Мой крик, похожий на рык раненого зверя, заставляет их замолчать. Он срывает обои со стен, он гасит свет. Я опускаюсь на диван. Сил нет. Ни одной капли. Пустота.
— Все кончено. Мы разводимся.
И тут я слышу тихий-тихий всхлип. Звук, от которого у меня останавливается сердце. София. Она стоит в стороне, маленькая, забытая всеми в этой буре. Она смотрит на белый конверт, и ее плечи мелко-мелко дрожат. Ее заяц падает на пол. Глухой, сиротливый стук. Я протягиваю к ней руку, умоляя без слов.
— Соня, иди ко мне, малышка.
Она делает шаг назад. От меня. Этот шаг страшнее любого крика, любого проклятия. Мой ребенок боится меня. Она качает головой, ее глаза полны такого взрослого, такого невыносимого горя. Разворачивается и молча, на цыпочках, как мышонок, спасающийся от кошки, бежит наверх, на чердак. В свое убежище. Туда, где ее не достанет моя война.
Я остаюсь сидеть. Анна, сжав кулаки до побелевших костяшек, уходит к себе, и хлопок ее двери звучит как выстрел. Мария, беззвучно рыдая, сползает по стене и убегает в свою комнату, оставляя на паркете мокрую дорожку. Я одна. В пустой, гулкой, мертвой гостиной. С белым конвертом на столе. Я победила. Я свободна.
Я смотрю на свои руки. Руки, которые спасают чужие жизни. Руки, которые держали моих новорожденных дочерей. Руки, которые час назад запускали сердце незнакомого мальчика, возвращая его матери. И вдруг с абсолютной, леденящей душу ясностью понимаю. Это не он. Это я. Я только что взяла молоток и разбила жизнь своих детей на три кровоточащих, неровных осколка. Я смотрю на свои руки. Руки хирурга. Руки спасителя. Руки убийцы.

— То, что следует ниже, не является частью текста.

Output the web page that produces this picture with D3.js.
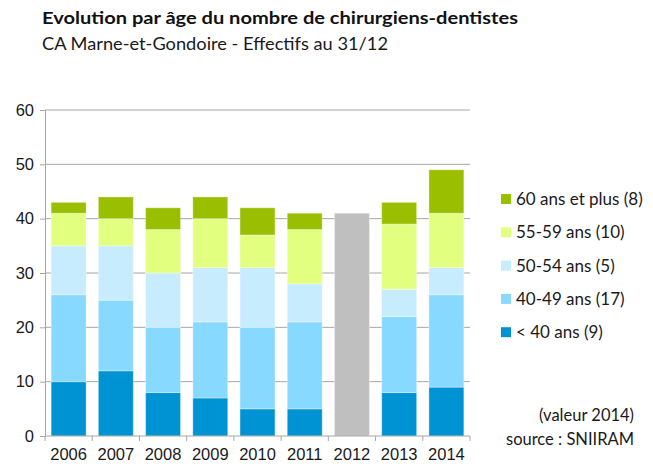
<!DOCTYPE html>
<html>
<head>
<meta charset="utf-8">
<script src="https://cdn.jsdelivr.net/npm/d3@7"></script>
<style>
  body { margin: 0; background: #fff; }
  svg { font-family: Lato, "Open Sans", sans-serif; }
  .axis path, .axis line { stroke: #a6a6a6; }
  .axis text { fill: #1a1a1a; font-size: 16.5px; }
</style>
</head>
<body>
<div id="chart"></div>
<script>
var svgWidth = 653;
var svgHeight = 470;

var margin = { top: 110, right: 183, bottom: 34, left: 45 };
var width = svgWidth - margin.left - margin.right;
var height = svgHeight - margin.top - margin.bottom;

// data
var years = ["2006", "2007", "2008", "2009", "2010", "2011", "2012", "2013", "2014"];
var ageGroups = ["< 40 ans", "40-49 ans", "50-54 ans", "55-59 ans", "60 ans et plus"];
var under40 = [10, 12, 8, 7, 5, 5, null, 8, 9];
var age4049 = [16, 13, 12, 14, 15, 16, null, 14, 17];
var age5054 = [9, 10, 10, 10, 11, 7, null, 5, 5];
var age5559 = [6, 5, 8, 9, 6, 10, null, 12, 10];
var over60 = [2, 4, 4, 4, 5, 3, null, 4, 8];
var totalOnly = [null, null, null, null, null, null, 41, null, null];
var yTicks = [0, 10, 20, 30, 40, 50, 60];

var colors = ["#0093d3", "#87d9ff", "#c6ecfe", "#e3ff80", "#99bf00"];
var grayColor = "#bfbfbf";

var svg = d3.select("#chart")
  .append("svg")
  .attr("width", svgWidth)
  .attr("height", svgHeight);

// titles
svg.append("text")
  .attr("x", 42).attr("y", 24)
  .attr("textLength", 476).attr("lengthAdjust", "spacingAndGlyphs")
  .style("font-size", "17px").style("font-weight", "bold").style("fill", "#111")
  .text("Evolution par âge du nombre de chirurgiens-dentistes");

svg.append("text")
  .attr("x", 42).attr("y", 50)
  .attr("textLength", 346).attr("lengthAdjust", "spacingAndGlyphs")
  .style("font-size", "16.5px").style("fill", "#1a1a1a")
  .text("CA Marne-et-Gondoire - Effectifs au 31/12");

var chartGroup = svg.append("g")
  .attr("transform", `translate(${margin.left}, ${margin.top})`);

var xBandScale = d3.scaleBand().domain(years).range([0, width]).paddingInner(0.26).paddingOuter(0.13);
var yLinearScale = d3.scaleLinear().domain([0, 60]).range([height, 0]);

// gridlines
chartGroup.append("g")
  .selectAll("line")
  .data(yTicks.slice(1))
  .enter()
  .append("line")
  .attr("x1", 0).attr("x2", width)
  .attr("y1", function(d) { return yLinearScale(d); })
  .attr("y2", function(d) { return yLinearScale(d); })
  .attr("stroke", "#a6a6a6");

// stacked bars
var rows = years.map(function(y, i) {
  return { year: y, a: under40[i], b: age4049[i], c: age5054[i], d: age5559[i], e: over60[i] };
});
var stack = d3.stack().keys(["a", "b", "c", "d", "e"])(rows.filter(function(r) { return r.a !== null; }));

chartGroup.selectAll(".layer")
  .data(stack)
  .enter()
  .append("g")
  .attr("fill", function(d, i) { return colors[i]; })
  .selectAll("rect")
  .data(function(d) { return d; })
  .enter()
  .append("rect")
  .attr("x", function(d) { return xBandScale(d.data.year); })
  .attr("y", function(d) { return yLinearScale(d[1]); })
  .attr("width", xBandScale.bandwidth())
  .attr("height", function(d) { return yLinearScale(d[0]) - yLinearScale(d[1]); })
  .attr("stroke", "#ffffff")
  .attr("stroke-opacity", 0.35);

// 2012: total only
chartGroup.selectAll(".total")
  .data(years.filter(function(y, i) { return totalOnly[i] !== null; }))
  .enter()
  .append("rect")
  .attr("x", function(d) { return xBandScale(d); })
  .attr("y", function(d) { return yLinearScale(totalOnly[years.indexOf(d)]); })
  .attr("width", xBandScale.bandwidth())
  .attr("height", function(d) { return height - yLinearScale(totalOnly[years.indexOf(d)]); })
  .attr("fill", grayColor)
  .attr("stroke", "#ffffff")
  .attr("stroke-opacity", 0.35);

// axes
var leftAxis = d3.axisLeft(yLinearScale).tickValues(yTicks).tickSize(5).tickPadding(6).tickSizeOuter(0);
chartGroup.append("g").attr("class", "axis").call(leftAxis);

var bottomAxis = d3.axisBottom(xBandScale).tickSize(0).tickPadding(12);
var xAxisGroup = chartGroup.append("g")
  .attr("class", "axis")
  .attr("transform", `translate(0, ${height})`)
  .call(bottomAxis);
xAxisGroup.select(".domain").attr("d", "M0,0H" + width);

// ticks between categories
var bounds = d3.range(years.length + 1).map(function(i) { return i * width / years.length; });
xAxisGroup.selectAll(".sep")
  .data(bounds)
  .enter()
  .append("line")
  .attr("x1", function(d) { return d; }).attr("x2", function(d) { return d; })
  .attr("y1", 0).attr("y2", 5)
  .attr("stroke", "#a6a6a6");

// legend (2014 values)
var legendLabels = ["60 ans et plus (8)", "55-59 ans (10)", "50-54 ans (5)", "40-49 ans (17)", "< 40 ans (9)"];
var legend = svg.append("g").attr("transform", "translate(501, 199)");
var legendItems = legend.selectAll("g")
  .data(legendLabels)
  .enter()
  .append("g")
  .attr("transform", function(d, i) { return `translate(0, ${i * 33.3})`; });

legendItems.append("rect")
  .attr("x", 0).attr("y", -5)
  .attr("width", 10).attr("height", 10)
  .attr("fill", function(d, i) { return colors[colors.length - 1 - i]; });

legendItems.append("text")
  .attr("x", 15).attr("y", 6)
  .style("font-size", "17px").style("fill", "#1a1a1a")
  .text(function(d) { return d; });

// source notes
svg.append("text")
  .attr("x", 634).attr("y", 421)
  .attr("text-anchor", "end")
  .style("font-size", "16.5px").style("fill", "#1a1a1a")
  .text("(valeur 2014)");

svg.append("text")
  .attr("x", 634).attr("y", 445)
  .attr("text-anchor", "end")
  .style("font-size", "16.5px").style("fill", "#1a1a1a")
  .text("source : SNIIRAM");
</script>
</body>
</html>
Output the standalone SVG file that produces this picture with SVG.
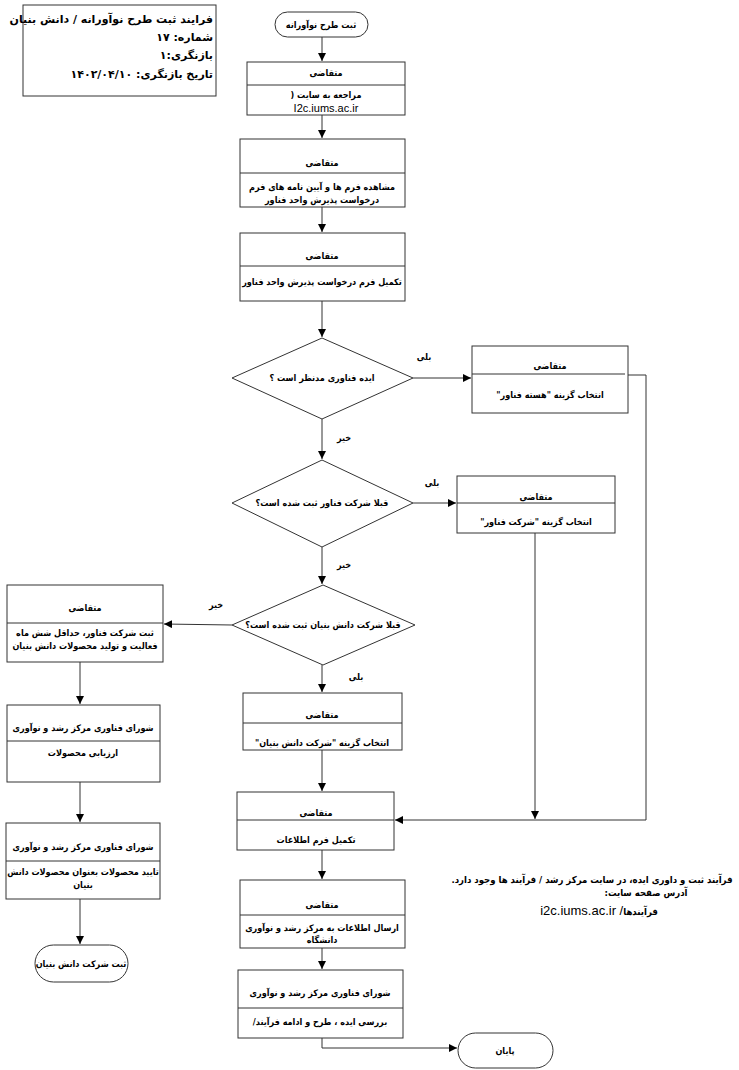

И прощения этому нет. Никогда.
Глава 4
Прошел месяц. Или год. Или вечность. Время перестало существовать. Оно спрессовалось в одну бесконечную, серую, гудящую суточную смену. Я впаяла себя в эту больницу, как в саркофаг. Я замуровала себя в ее стенах, пропахших хлоркой, болью и смертью. Работа стала моим наркотиком, моим ядом и моим единственным антидотом.